DO THIS
Would you transcribe the listing that follows, character for character, and omit its images?

● ● ● ● ●

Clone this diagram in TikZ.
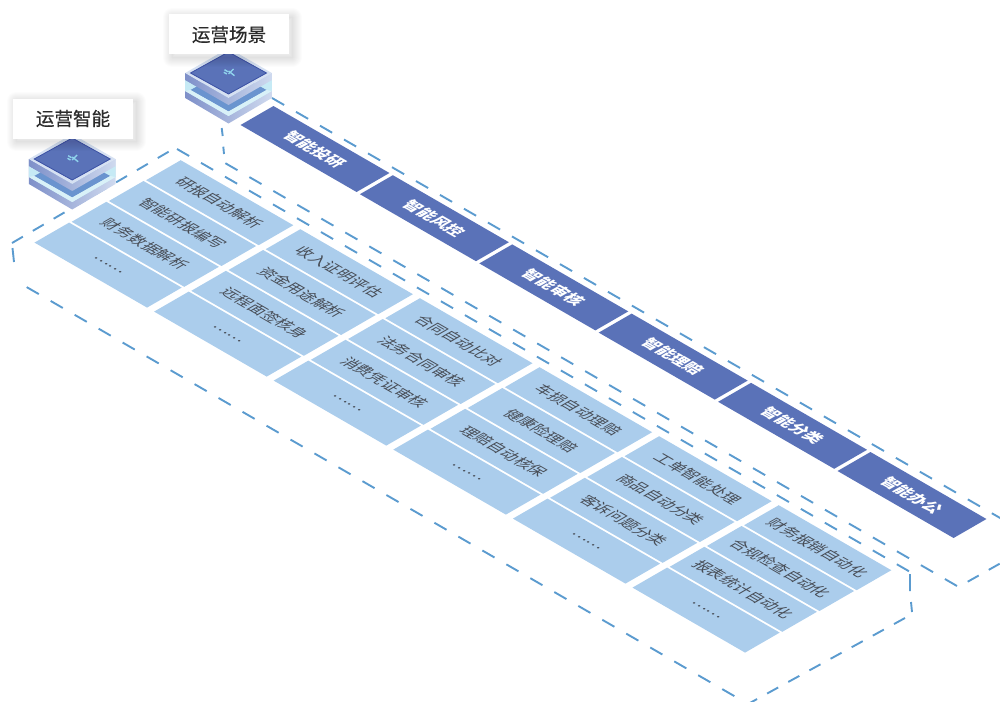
\documentclass[tikz,border=0pt]{standalone}
\usepackage{fontspec}
\setmainfont{Noto Sans CJK SC}
\newfontfamily\capfont[FakeBold=.5]{Noto Sans CJK SC}
\usepackage{tikz}
\definecolor{block}{HTML}{ABCDEC}
\definecolor{bar}{HTML}{5A72B8}
\definecolor{frame}{HTML}{5B9BCF}
\definecolor{word}{HTML}{474C55}
\definecolor{capword}{HTML}{2B2B2B}
\definecolor{sidedark}{HTML}{7E90C9}
\definecolor{sidelight}{HTML}{CFDAEF}
\definecolor{glass}{HTML}{C6EAF5}
\definecolor{midface}{HTML}{6A94CF}
\definecolor{midrim}{HTML}{D9F1F8}
\definecolor{toprim}{HTML}{D6E1F2}
\definecolor{topline}{HTML}{3A50A4}
\definecolor{cubesign}{HTML}{8FD3EC}
\tikzset{
  iso/.style={cm={.866,-.5,.866,.5,(0,0)}, transform shape},
  blockbox/.style={iso, fill=block, text=word, inner sep=0pt, minimum width=130pt, minimum height=40pt, font=\fontsize{15.5}{18}\selectfont},
  barbox/.style={iso, fill=bar, text=white, inner sep=0pt, minimum width=134pt, minimum height=38pt, font=\fontsize{16}{18}\selectfont\bfseries},
  frameline/.style={draw=frame, line width=1.9pt},
  framedash/.style={frameline, dash pattern=on 14pt off 13.7pt},
  frameshort/.style={frameline, dash pattern=on 12.6pt off 11.5pt},
  softring/.style={preaction={draw=black, draw opacity=.013, line width=#1, line join=round, transform canvas={xshift=3pt,yshift=-3pt}}},
  capbox/.style={softring=1pt, softring=3pt, softring=5pt, softring=7pt, softring=9pt, softring=11pt, softring=13pt, softring=15pt, softring=17pt, softring=19pt, fill=white, text=capword, inner sep=0pt, minimum width=120pt, minimum height=40pt, font=\fontsize{18.6}{21}\selectfont\capfont},
  cube/.pic={
    \shade[left color=sidedark, right color=sidelight] (-43.3,0) -- (0,25) -- (43.3,0) -- (43.3,25) -- (0,50.5) -- (-43.3,25) -- cycle;
    \fill[glass] (-43.3,7) -- (0,32) -- (43.3,7) -- (43.3,18) -- (0,43) -- (-43.3,18) -- cycle;
    \fill[midface] (-38,17) -- (0,-4) -- (38,17) -- (0,38.5) -- cycle;
    \fill[midrim] (-43.3,18) -- (-38,17) -- (0,38.5) -- (38,17) -- (43.3,18) -- (0,43) -- cycle;
    \shade[left color=sidedark, right color=sidelight] (-43.3,0) -- (0,25) -- (43.3,0) -- (43.3,7) -- (0,32) -- (-43.3,7) -- cycle;
    \fill[toprim] (-43.3,0) -- (0,-25) -- (43.3,0) -- (0,25) -- cycle;
    \fill[bar, draw=topline, line width=.8pt] (-38,0) -- (0,-21) -- (38,0) -- (0,21) -- cycle;
    \draw[cubesign, line width=1.4pt] (-4,-3.3) -- (-.7,-1.3) (0,-2) -- (6,2.7) (5,-4) -- (0,1) (-4.7,-.7) -- (-1.7,1);
  }
}
\begin{document}
\begin{tikzpicture}[x=1pt,y=-1pt]
\clip (0,0) rectangle (1000,701);
% frames
\draw[framedash] (272,98) -- (1040,541) (957,586) -- (225,163);
\draw[frameshort] (967.7,581.7) -- (1040,541);
\draw[frameline] (221.7,128) -- (222.7,136) (223.3,146.7) -- (224,154);
\draw[framedash] (177,149) -- (912,573) (26.7,287.1) -- (748,704);
\draw[frameshort] (12,243) -- (175,148) (905,618) -- (748,704);
\draw[frameline] (910,574) -- (910,591) (911,602) -- (912,612) (12.5,248) -- (14,262);
% bars
\node[barbox] (invest) at (315,149) {智能投研};
\node[barbox] (risk) at (434.4,218.2) {智能风控};
\node[barbox] (audit) at (553.8,287.4) {智能审核};
\node[barbox] (claim) at (673.2,356.6) {智能理赔};
\node[barbox] (sort) at (792.6,425.8) {智能分类};
\node[barbox] (office) at (912,495) {智能办公};
% blocks
\node[blockbox] (a1) at (219.7,202.7) {研报自动解析};
\node[blockbox] (a2) at (182.5,223.5) {智能研报编写};
\node[blockbox] (a3) at (145.3,244.3) {财务数据解析};
\node[blockbox] (a4) at (108.1,265.1) {……};
\node[blockbox] (b1) at (339.3,271.7) {收入证明评估};
\node[blockbox] (b2) at (302.1,292.5) {资金用途解析};
\node[blockbox] (b3) at (264.9,313.3) {远程面签核身};
\node[blockbox] (b4) at (227.7,334.1) {……};
\node[blockbox] (c1) at (458.9,340.7) {合同自动比对};
\node[blockbox] (c2) at (421.7,361.5) {法务合同审核};
\node[blockbox] (c3) at (384.5,382.3) {消费凭证审核};
\node[blockbox] (c4) at (347.3,403.1) {……};
\node[blockbox] (d1) at (578.5,409.7) {车损自动理赔};
\node[blockbox] (d2) at (541.3,430.5) {健康险理赔};
\node[blockbox] (d3) at (504.1,451.3) {理赔自动核保};
\node[blockbox] (d4) at (466.9,472.1) {……};
\node[blockbox] (e1) at (698.1,478.7) {工单智能处理};
\node[blockbox] (e2) at (660.9,499.5) {商品自动分类};
\node[blockbox] (e3) at (623.7,520.3) {客诉问题分类};
\node[blockbox] (e4) at (586.5,541.1) {……};
\node[blockbox] (f1) at (817.7,547.7) {财务报销自动化};
\node[blockbox] (f2) at (780.5,568.5) {合规检查自动化};
\node[blockbox] (f3) at (743.3,589.3) {报表统计自动化};
\node[blockbox] (f4) at (706.1,610.1) {……};
% cubes and captions
\pic at (228.5,73) {cube};
\pic at (72.2,159) {cube};
\node[capbox] (scene) at (229,34.5) {运营场景};
\node[capbox] (smart) at (73,118.5) {运营智能};
\end{tikzpicture}
\end{document}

● ● ● ● ●

SOLUTION TO THIS TASK
Clone this diagram in TikZ.
\documentclass[tikz,border=0pt]{standalone}
\usepackage{fontspec}
\setmainfont{Noto Sans CJK SC}
\newfontfamily\capfont[FakeBold=.5]{Noto Sans CJK SC}
\usepackage{tikz}
\definecolor{block}{HTML}{ABCDEC}
\definecolor{bar}{HTML}{5A72B8}
\definecolor{frame}{HTML}{5B9BCF}
\definecolor{word}{HTML}{474C55}
\definecolor{capword}{HTML}{2B2B2B}
\definecolor{sidedark}{HTML}{7E90C9}
\definecolor{sidelight}{HTML}{CFDAEF}
\definecolor{glass}{HTML}{C6EAF5}
\definecolor{midface}{HTML}{6A94CF}
\definecolor{midrim}{HTML}{D9F1F8}
\definecolor{toprim}{HTML}{D6E1F2}
\definecolor{topline}{HTML}{3A50A4}
\definecolor{cubesign}{HTML}{8FD3EC}
\tikzset{
  iso/.style={cm={.866,-.5,.866,.5,(0,0)}, transform shape},
  blockbox/.style={iso, fill=block, text=word, inner sep=0pt, minimum width=130pt, minimum height=40pt, font=\fontsize{15.5}{18}\selectfont},
  barbox/.style={iso, fill=bar, text=white, inner sep=0pt, minimum width=134pt, minimum height=38pt, font=\fontsize{16}{18}\selectfont\bfseries},
  frameline/.style={draw=frame, line width=1.9pt},
  framedash/.style={frameline, dash pattern=on 14pt off 13.7pt},
  frameshort/.style={frameline, dash pattern=on 12.6pt off 11.5pt},
  softring/.style={preaction={draw=black, draw opacity=.013, line width=#1, line join=round, transform canvas={xshift=3pt,yshift=-3pt}}},
  capbox/.style={softring=1pt, softring=3pt, softring=5pt, softring=7pt, softring=9pt, softring=11pt, softring=13pt, softring=15pt, softring=17pt, softring=19pt, fill=white, text=capword, inner sep=0pt, minimum width=120pt, minimum height=40pt, font=\fontsize{18.6}{21}\selectfont\capfont},
  cube/.pic={
    \shade[left color=sidedark, right color=sidelight] (-43.3,0) -- (0,25) -- (43.3,0) -- (43.3,25) -- (0,50.5) -- (-43.3,25) -- cycle;
    \fill[glass] (-43.3,7) -- (0,32) -- (43.3,7) -- (43.3,18) -- (0,43) -- (-43.3,18) -- cycle;
    \fill[midface] (-38,17) -- (0,-4) -- (38,17) -- (0,38.5) -- cycle;
    \fill[midrim] (-43.3,18) -- (-38,17) -- (0,38.5) -- (38,17) -- (43.3,18) -- (0,43) -- cycle;
    \shade[left color=sidedark, right color=sidelight] (-43.3,0) -- (0,25) -- (43.3,0) -- (43.3,7) -- (0,32) -- (-43.3,7) -- cycle;
    \fill[toprim] (-43.3,0) -- (0,-25) -- (43.3,0) -- (0,25) -- cycle;
    \fill[bar, draw=topline, line width=.8pt] (-38,0) -- (0,-21) -- (38,0) -- (0,21) -- cycle;
    \draw[cubesign, line width=1.4pt] (-4,-3.3) -- (-.7,-1.3) (0,-2) -- (6,2.7) (5,-4) -- (0,1) (-4.7,-.7) -- (-1.7,1);
  }
}
\begin{document}
\begin{tikzpicture}[x=1pt,y=-1pt]
\clip (0,0) rectangle (1000,701);
% frames
\draw[framedash] (272,98) -- (1040,541) (957,586) -- (225,163);
\draw[frameshort] (967.7,581.7) -- (1040,541);
\draw[frameline] (221.7,128) -- (222.7,136) (223.3,146.7) -- (224,154);
\draw[framedash] (177,149) -- (912,573) (26.7,287.1) -- (748,704);
\draw[frameshort] (12,243) -- (175,148) (905,618) -- (748,704);
\draw[frameline] (910,574) -- (910,591) (911,602) -- (912,612) (12.5,248) -- (14,262);
% bars
\node[barbox] (invest) at (315,149) {智能投研};
\node[barbox] (risk) at (434.4,218.2) {智能风控};
\node[barbox] (audit) at (553.8,287.4) {智能审核};
\node[barbox] (claim) at (673.2,356.6) {智能理赔};
\node[barbox] (sort) at (792.6,425.8) {智能分类};
\node[barbox] (office) at (912,495) {智能办公};
% blocks
\node[blockbox] (a1) at (219.7,202.7) {研报自动解析};
\node[blockbox] (a2) at (182.5,223.5) {智能研报编写};
\node[blockbox] (a3) at (145.3,244.3) {财务数据解析};
\node[blockbox] (a4) at (108.1,265.1) {……};
\node[blockbox] (b1) at (339.3,271.7) {收入证明评估};
\node[blockbox] (b2) at (302.1,292.5) {资金用途解析};
\node[blockbox] (b3) at (264.9,313.3) {远程面签核身};
\node[blockbox] (b4) at (227.7,334.1) {……};
\node[blockbox] (c1) at (458.9,340.7) {合同自动比对};
\node[blockbox] (c2) at (421.7,361.5) {法务合同审核};
\node[blockbox] (c3) at (384.5,382.3) {消费凭证审核};
\node[blockbox] (c4) at (347.3,403.1) {……};
\node[blockbox] (d1) at (578.5,409.7) {车损自动理赔};
\node[blockbox] (d2) at (541.3,430.5) {健康险理赔};
\node[blockbox] (d3) at (504.1,451.3) {理赔自动核保};
\node[blockbox] (d4) at (466.9,472.1) {……};
\node[blockbox] (e1) at (698.1,478.7) {工单智能处理};
\node[blockbox] (e2) at (660.9,499.5) {商品自动分类};
\node[blockbox] (e3) at (623.7,520.3) {客诉问题分类};
\node[blockbox] (e4) at (586.5,541.1) {……};
\node[blockbox] (f1) at (817.7,547.7) {财务报销自动化};
\node[blockbox] (f2) at (780.5,568.5) {合规检查自动化};
\node[blockbox] (f3) at (743.3,589.3) {报表统计自动化};
\node[blockbox] (f4) at (706.1,610.1) {……};
% cubes and captions
\pic at (228.5,73) {cube};
\pic at (72.2,159) {cube};
\node[capbox] (scene) at (229,34.5) {运营场景};
\node[capbox] (smart) at (73,118.5) {运营智能};
\end{tikzpicture}
\end{document}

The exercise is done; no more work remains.